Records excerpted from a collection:
***

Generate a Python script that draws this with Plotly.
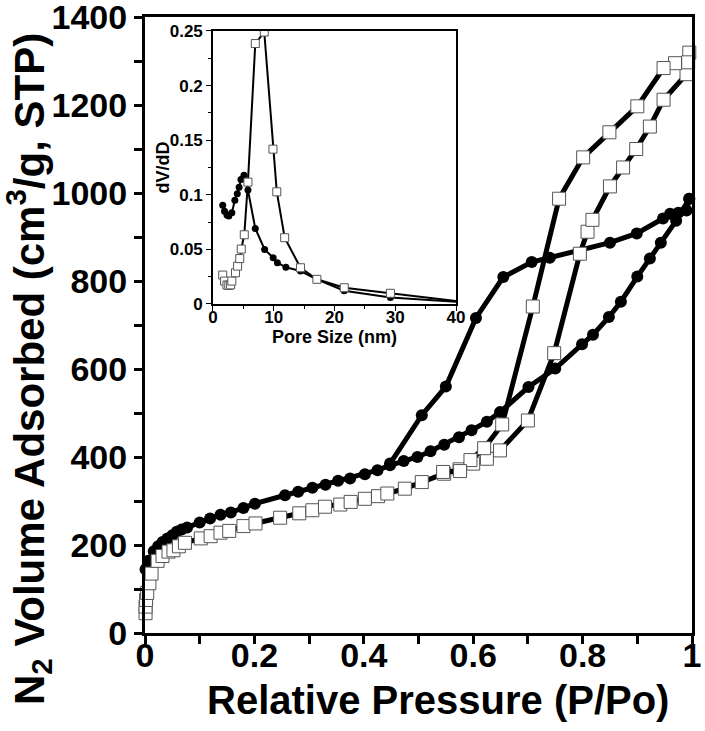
import plotly.graph_objects as go

# ---- Main isotherm data: filled circles sample ----
circ_ads_x = [0.001, 0.006, 0.016, 0.024, 0.032, 0.041, 0.050, 0.058, 0.067, 0.077, 0.100, 0.119,
              0.138, 0.157, 0.180, 0.201, 0.256, 0.280, 0.306, 0.330, 0.353, 0.375, 0.402, 0.425,
              0.448, 0.473, 0.498, 0.522, 0.547, 0.574, 0.597, 0.625, 0.649, 0.701, 0.750, 0.799,
              0.819, 0.848, 0.870, 0.900, 0.923, 0.943, 0.971, 0.995]
circ_ads_y = [145, 164, 186, 197, 207, 215, 222, 230, 235, 240, 251, 260,
              269, 274, 284, 294, 313, 321, 330, 337, 346, 351, 361, 370,
              381, 391, 400, 413, 428, 445, 461, 480, 502, 559, 601, 656,
              678, 718, 753, 810, 851, 887, 937, 987]
circ_des_x = [0.995, 0.990, 0.975, 0.960, 0.947, 0.899, 0.850, 0.740, 0.707, 0.655, 0.605, 0.550, 0.506, 0.448]
circ_des_y = [987, 960, 955, 953, 942, 908, 887, 853, 843, 809, 716, 560, 495, 385]

# ---- Main isotherm data: open squares sample ----
sq_ads_x = [0.001, 0.001, 0.002, 0.004, 0.008, 0.012, 0.023, 0.032, 0.043, 0.052, 0.062, 0.073,
            0.102, 0.120, 0.138, 0.154, 0.180, 0.202, 0.247, 0.282, 0.306, 0.329, 0.357, 0.376,
            0.402, 0.426, 0.443, 0.475, 0.506, 0.547, 0.575, 0.600, 0.625, 0.649, 0.700, 0.748,
            0.795, 0.809, 0.818, 0.850, 0.874, 0.898, 0.923, 0.948, 0.990]
sq_ads_y = [45, 60, 75, 91, 113, 135, 164, 175, 185, 188, 197, 205,
            215, 220, 228, 232, 243, 249, 262, 272, 279, 287, 292, 298,
            305, 311, 317, 328, 343, 362, 372, 385, 396, 415, 483, 636,
            862, 912, 939, 1015, 1058, 1100, 1151, 1212, 1270]
sq_des_x = [0.995, 0.993, 0.969, 0.948, 0.900, 0.849, 0.801, 0.757, 0.709, 0.653, 0.620, 0.595, 0.576, 0.545]
sq_des_y = [1319, 1297, 1295, 1284, 1197, 1138, 1081, 987, 742, 474, 420, 393, 368, 366]

# ---- Inset: pore size distribution ----
psd_circ_x = [1.6, 1.9, 2.3, 2.6, 3.1, 3.6, 4.0, 4.3, 4.6, 5.1, 5.75, 6.96, 8.5, 9.9, 10.6, 12.0,
              14.4, 17.1, 21.6, 29.2, 44.0]
psd_circ_y = [0.0905, 0.085, 0.0814, 0.0805, 0.0835, 0.095, 0.101, 0.1068, 0.114, 0.118, 0.1043,
              0.0692, 0.050, 0.0424, 0.0378, 0.0336, 0.0302, 0.0226, 0.0122, 0.006, 0.0005]
psd_sq_x = [1.6, 1.9, 2.3, 2.6, 2.9, 3.1, 3.7, 4.05, 4.4, 4.65, 5.15, 5.75, 6.96, 8.44, 9.87, 10.5,
            11.8, 14.4, 17.1, 21.6, 29.2, 44.0]
psd_sq_y = [0.0265, 0.021, 0.0174, 0.017, 0.0175, 0.0210, 0.0286, 0.0347, 0.0416, 0.0503, 0.0634,
            0.1116, 0.2385, 0.249, 0.1418, 0.1027, 0.0607, 0.0332, 0.0226, 0.0149, 0.0098, 0.0002]

FONT = "Liberation Sans"
LW = 5

fig = go.Figure()

for xs, ys in [(circ_ads_x, circ_ads_y), (circ_des_x, circ_des_y)]:
    fig.add_trace(go.Scatter(x=xs, y=ys, mode="lines+markers", cliponaxis=False,
                             line=dict(color="black", width=LW),
                             marker=dict(symbol="circle", size=12, color="black"),
                             showlegend=False, xaxis="x", yaxis="y"))
for xs, ys in [(sq_ads_x, sq_ads_y), (sq_des_x, sq_des_y)]:
    fig.add_trace(go.Scatter(x=xs, y=ys, mode="lines+markers", cliponaxis=False,
                             line=dict(color="black", width=LW),
                             marker=dict(symbol="square", size=13, color="white",
                                         line=dict(color="#555555", width=1)),
                             showlegend=False, xaxis="x", yaxis="y"))

fig.add_trace(go.Scatter(x=psd_circ_x, y=psd_circ_y, mode="lines+markers",
                         line=dict(color="black", width=2),
                         marker=dict(symbol="circle", size=7, color="black"),
                         showlegend=False, xaxis="x2", yaxis="y2"))
fig.add_trace(go.Scatter(x=psd_sq_x, y=psd_sq_y, mode="lines+markers",
                         line=dict(color="black", width=2),
                         marker=dict(symbol="square", size=8, color="white",
                                     line=dict(color="#555555", width=1)),
                         showlegend=False, xaxis="x2", yaxis="y2"))

tickfont_main = dict(family=FONT, size=34, color="black", weight="bold")
tickfont_in = dict(family=FONT, size=17, color="black", weight="bold")
titlefont_in = dict(family=FONT, size=18, color="black", weight="bold")

fig.update_layout(
    width=705, height=731,
    margin=dict(l=145, r=13, t=17, b=98, autoexpand=False),
    paper_bgcolor="white", plot_bgcolor="white",
    xaxis=dict(domain=[0, 1], range=[0, 1], tickvals=[0, 0.2, 0.4, 0.6, 0.8, 1],
               ticktext=["0", "0.2", "0.4", "0.6", "0.8", "1"], automargin=False,
               ticklabeloverflow="allow", ticklabelstandoff=-18,
               showline=True, linewidth=3, linecolor="black", mirror=True,
               ticks="outside", ticklen=8, tickwidth=2.5, tickcolor="black",
               minor=dict(ticks="outside", dtick=0.1, ticklen=8, tickwidth=2.5, tickcolor="black"),
               showgrid=False, zeroline=False, tickfont=tickfont_main),
    yaxis=dict(domain=[0, 1], range=[0, 1400], tickvals=[0, 200, 400, 600, 800, 1000, 1200, 1400],
               ticktext=["0", "200", "400", "600", "800", "1000", "1200", "1400"], automargin=False,
               ticklabeloverflow="allow",
               showline=True, linewidth=3, linecolor="black", mirror=True,
               ticks="outside", ticklen=8, tickwidth=2.5, tickcolor="black",
               minor=dict(ticks="outside", dtick=100, ticklen=8, tickwidth=2.5, tickcolor="black"),
               showgrid=False, zeroline=False, tickfont=tickfont_main),
    xaxis2=dict(domain=[0.1243, 0.5686], anchor="y2", range=[0, 40], automargin=False,
                tickvals=[0, 10, 20, 30, 40], ticklabeloverflow="allow", ticklabelstandoff=-8,
                showline=True, linewidth=1.5, linecolor="black", mirror=True,
                ticks="outside", ticklen=5, tickwidth=1.2, tickcolor="black",
                minor=dict(ticks="outside", dtick=5, ticklen=3, tickwidth=1.2, tickcolor="black"),
                showgrid=False, zeroline=False, tickfont=tickfont_in,
                title=dict(text="Pore Size (nm)", font=titlefont_in, standoff=0)),
    yaxis2=dict(domain=[0.5341, 0.9773], anchor="x2", range=[0, 0.25], automargin=False,
                tickvals=[0, 0.05, 0.1, 0.15, 0.2, 0.25], ticklabeloverflow="allow",
                ticktext=["0", "0.05", "0.1", "0.15", "0.2", "0.25"],
                showline=True, linewidth=1.5, linecolor="black", mirror=True,
                ticks="outside", ticklen=5, tickwidth=1.2, tickcolor="black",
                minor=dict(ticks="outside", dtick=0.025, ticklen=3, tickwidth=1.2, tickcolor="black"),
                showgrid=False, zeroline=False, tickfont=tickfont_in),
    annotations=[
        dict(text="Relative Pressure (P/Po)", xref="paper", yref="paper", x=0.5356, y=0,
             xanchor="center", yanchor="middle", yshift=-67, showarrow=False,
             font=dict(family=FONT, size=40, color="black", weight="bold")),
        dict(text="N<sub>2</sub> Volume Adsorbed (cm<sup>3</sup>/g, STP)", xref="paper", yref="paper",
             x=0, y=0.4286, xanchor="center", yanchor="middle", xshift=-116, textangle=-90,
             showarrow=False, font=dict(family=FONT, size=42, color="black", weight="bold")),
        dict(text="dV/dD", xref="x2 domain", yref="y2 domain", x=0, y=0.5,
             xanchor="center", yanchor="middle", xshift=-50, textangle=-90,
             showarrow=False, font=titlefont_in),
    ],
)

fig.write_html("out.html", config={"displayModeBar": False},
               post_script="document.body.style.margin='0px';")
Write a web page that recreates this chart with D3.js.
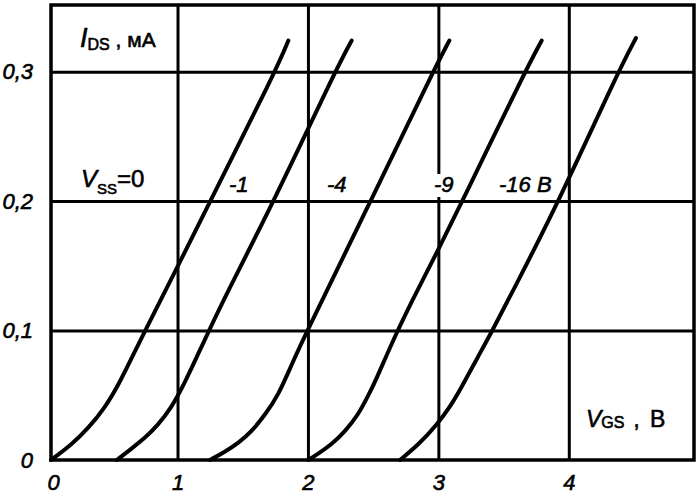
<!DOCTYPE html>
<html><head><meta charset="utf-8">
<script src="https://cdn.jsdelivr.net/npm/d3@7"></script>
<style>
body{margin:0;background:#fff}
svg{display:block;background:#fff}
text{font-family:"Liberation Sans",Arial,sans-serif;fill:#000;stroke:#000;stroke-width:0.6px}
</style>
</head><body><svg id="c" width="697" height="500"></svg>
<script>
// ---- data ----
const xTicks = [0, 1, 2, 3, 4];
const xTickLabels = ["0", "1", "2", "3", "4"];
const yTicks = [0, 0.1, 0.2, 0.3];
const yTickLabels = ["0", "0,1", "0,2", "0,3"];
const vssLabels = ["0", "-1", "-4", "-9", "-16 B"];

const vgsVss0  = [0.03, 0.19, 0.32, 0.44, 0.55, 0.75, 1.0, 1.25, 1.75, 1.85];
const idsVss0  = [0, 0.012, 0.025, 0.040, 0.058, 0.100, 0.149, 0.200, 0.300, 0.324];
const vgsVss1  = [0.534, 0.65, 0.75, 0.85, 0.95, 1.05, 1.236, 1.389, 1.734, 2.207, 2.335];
const idsVss1  = [0, 0.009, 0.017, 0.027, 0.040, 0.058, 0.099, 0.131, 0.199, 0.300, 0.324];
const vgsVss4  = [1.249, 1.364, 1.466, 1.569, 1.671, 1.773, 1.876, 1.99, 2.476, 2.959, 3.084];
const idsVss4  = [0, 0.0064, 0.013, 0.022, 0.035, 0.050, 0.074, 0.099, 0.199, 0.300, 0.324];
const vgsVss9  = [2.003, 2.08, 2.182, 2.284, 2.386, 2.463, 2.514, 2.68, 2.859, 2.987, 3.179, 3.664, 3.792];
const idsVss9  = [0, 0.005, 0.012, 0.022, 0.035, 0.050, 0.060, 0.099, 0.135, 0.160, 0.199, 0.300, 0.324];
const vgsVss16 = [2.706, 2.859, 2.987, 3.089, 3.166, 3.294, 3.409, 3.574, 3.919, 4.379, 4.515];
const idsVss16 = [0, 0.013, 0.027, 0.041, 0.054, 0.078, 0.099, 0.131, 0.199, 0.300, 0.326];

const xDomain = [0.03, 4.96];
const yDomain = [0, 0.3515];

// ---- chart ----
const svg = d3.select("#c");
const L = 51, R = 694, T = 5, B = 460;
const x = d3.scaleLinear().domain(xDomain).range([L, R]);
const y = d3.scaleLinear().domain(yDomain).range([B, T]);

const series = [
  {vgs: vgsVss0, ids: idsVss0},
  {vgs: vgsVss1, ids: idsVss1},
  {vgs: vgsVss4, ids: idsVss4},
  {vgs: vgsVss9, ids: idsVss9},
  {vgs: vgsVss16, ids: idsVss16}
];

// grid via axes
const gx = svg.append("g").attr("transform", `translate(0,${B})`)
  .call(d3.axisBottom(x).tickValues(xTicks)
    .tickFormat((d, i) => xTickLabels[i])
    .tickSizeInner(-(B - T)).tickSizeOuter(0).tickPadding(14));
gx.select(".domain").remove();
gx.selectAll(".tick line").attr("stroke", "#000").attr("stroke-width", 3)
  .filter(d => d === 0).remove();
gx.selectAll(".tick text").attr("font-size", 22).attr("font-style", "italic")
  .attr("fill", "#000").attr("font-family", null)
  .filter(d => d === 0).attr("text-anchor", "start");

const gy = svg.append("g").attr("transform", `translate(${L},0)`)
  .call(d3.axisLeft(y).tickValues(yTicks)
    .tickFormat((d, i) => yTickLabels[i])
    .tickSizeInner(-(R - L)).tickSizeOuter(0).tickPadding(18));
gy.select(".domain").remove();
gy.selectAll(".tick line").attr("stroke", "#000").attr("stroke-width", 3)
  .filter(d => d === 0).remove();
gy.selectAll(".tick text").attr("font-size", 22).attr("font-style", "italic")
  .attr("fill", "#000").attr("font-family", null);

// frame
svg.append("rect").attr("x", L).attr("y", T).attr("width", R - L).attr("height", B - T)
  .attr("fill", "none").attr("stroke", "#000").attr("stroke-width", 3.5);

// curves
const line = d3.line().x(d => x(d[0])).y(d => y(d[1])).curve(d3.curveBasis);
svg.append("g").selectAll("path").data(series).join("path")
  .attr("d", s => line(s.vgs.map((v, i) => [v, s.ids[i]])))
  .attr("fill", "none").attr("stroke", "#000").attr("stroke-width", 4)
  .attr("stroke-linecap", "round").attr("stroke-linejoin", "round");

// axis titles
const t1 = svg.append("text").attr("x", 80).attr("y", 47).attr("font-size", 21);
t1.append("tspan").attr("font-style", "italic").attr("font-size", 27).text("I");
t1.append("tspan").attr("font-size", 16).attr("dy", 3).text("DS");
t1.append("tspan").attr("dy", -3).text(" , мА");

const t2 = svg.append("text").attr("x", 586).attr("y", 427).attr("font-size", 22);
t2.append("tspan").attr("font-style", "italic").attr("font-size", 23).text("V");
t2.append("tspan").attr("font-size", 16).attr("dy", 1).text("GS");
t2.append("tspan").attr("dy", -1).attr("dx", 3).text(" ,");
t2.append("tspan").attr("dx", 4).attr("font-size", 23).text(" B");

// Vss labels
const t3 = svg.append("text").attr("x", 81).attr("y", 187).attr("font-size", 24);
t3.append("tspan").attr("font-style", "italic").text("V");
t3.append("tspan").attr("font-size", 15).attr("dy", 7).text("SS");
t3.append("tspan").attr("dy", -7).text("=" + vssLabels[0]);

const lblPos = [null, [229, 192], [327, 192], [434, 192], [499, 192]];
const lg = svg.append("g");
vssLabels.forEach((l, i) => {
  if (i === 0) return;
  const t = lg.append("text").attr("x", lblPos[i][0]).attr("y", lblPos[i][1])
    .attr("font-size", 22).attr("font-style", "italic").text(l);
  const bb = t.node().getBBox();
  lg.insert("rect", "text").attr("x", bb.x - 1).attr("y", bb.y + 2)
    .attr("width", bb.width + 2).attr("height", bb.height - 2).attr("fill", "#fff");
});
</script>
</body></html>
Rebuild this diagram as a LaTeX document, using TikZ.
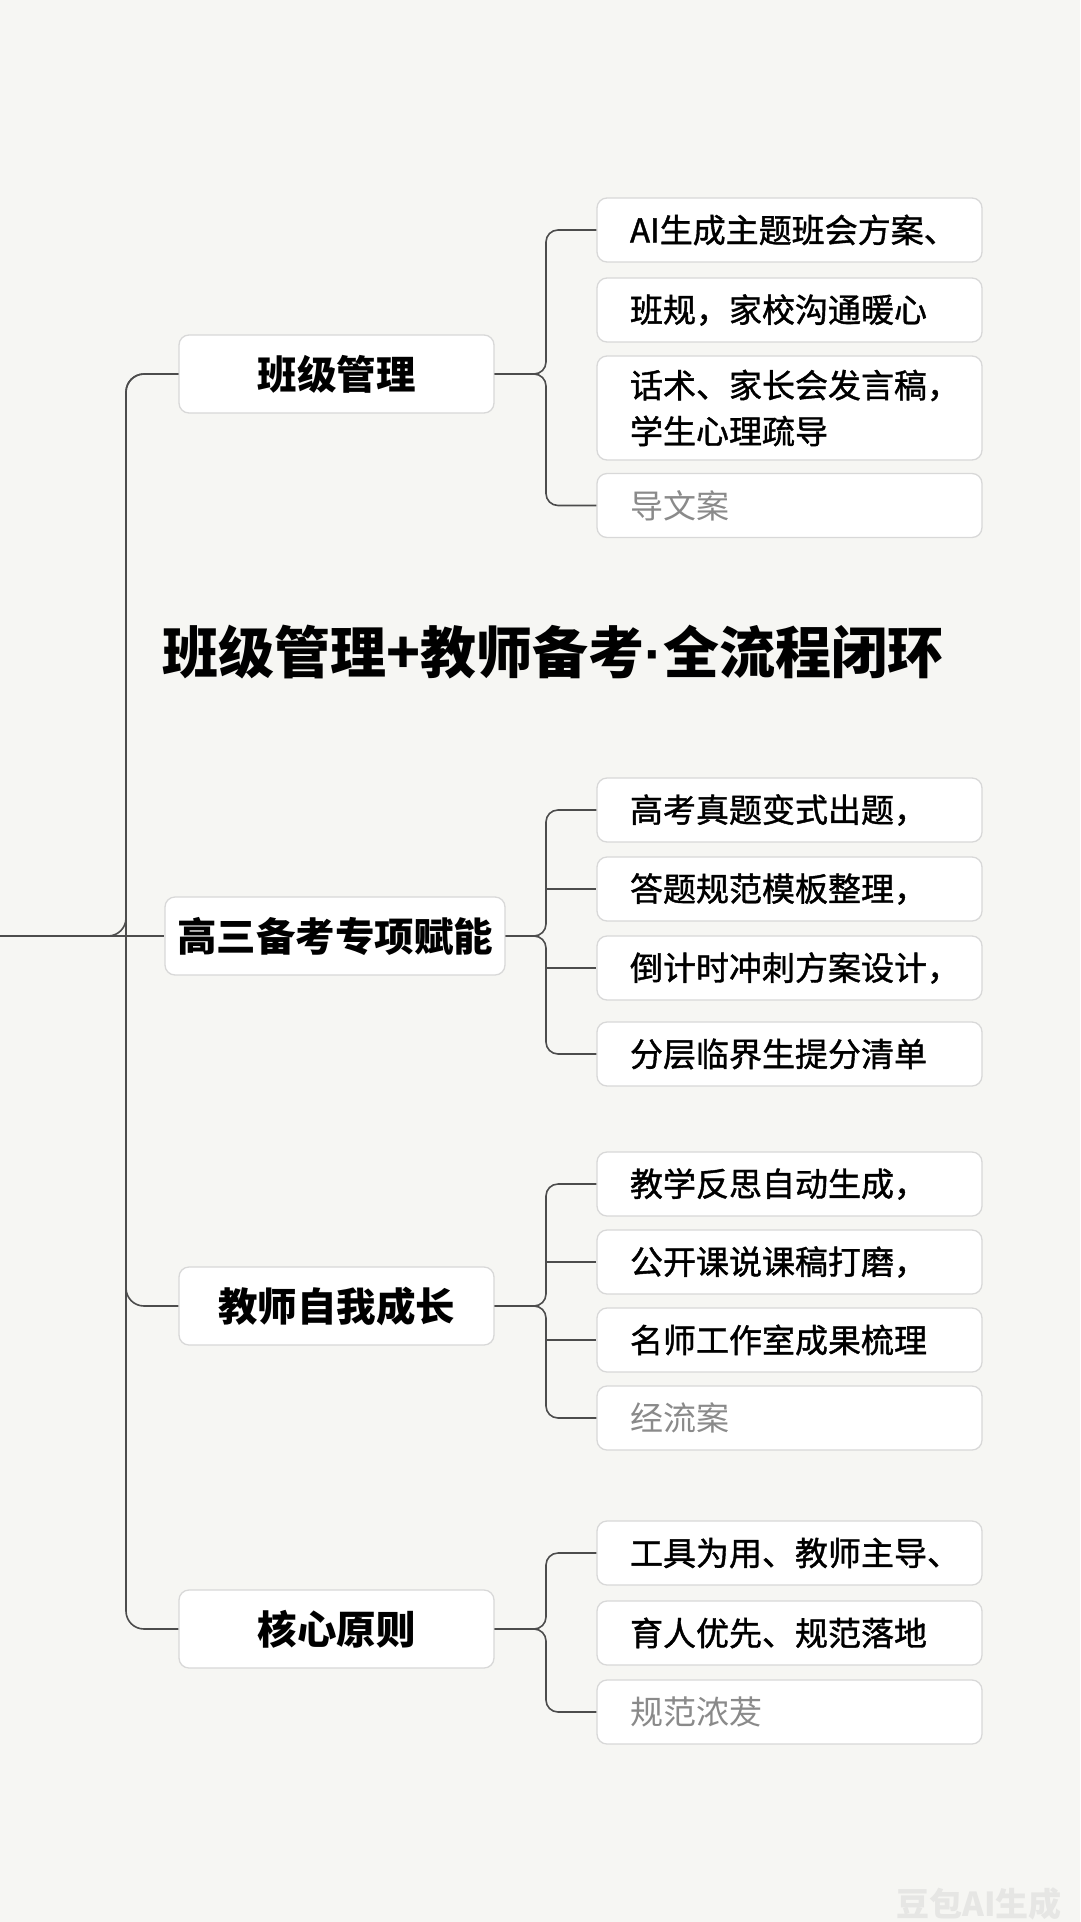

***

**What to do**
Filter the listing above for the string "that" and copy every matching line.

**In response**
Generate a Python script that draws this with Plotly.
Write a web page that recreates this chart with D3.js.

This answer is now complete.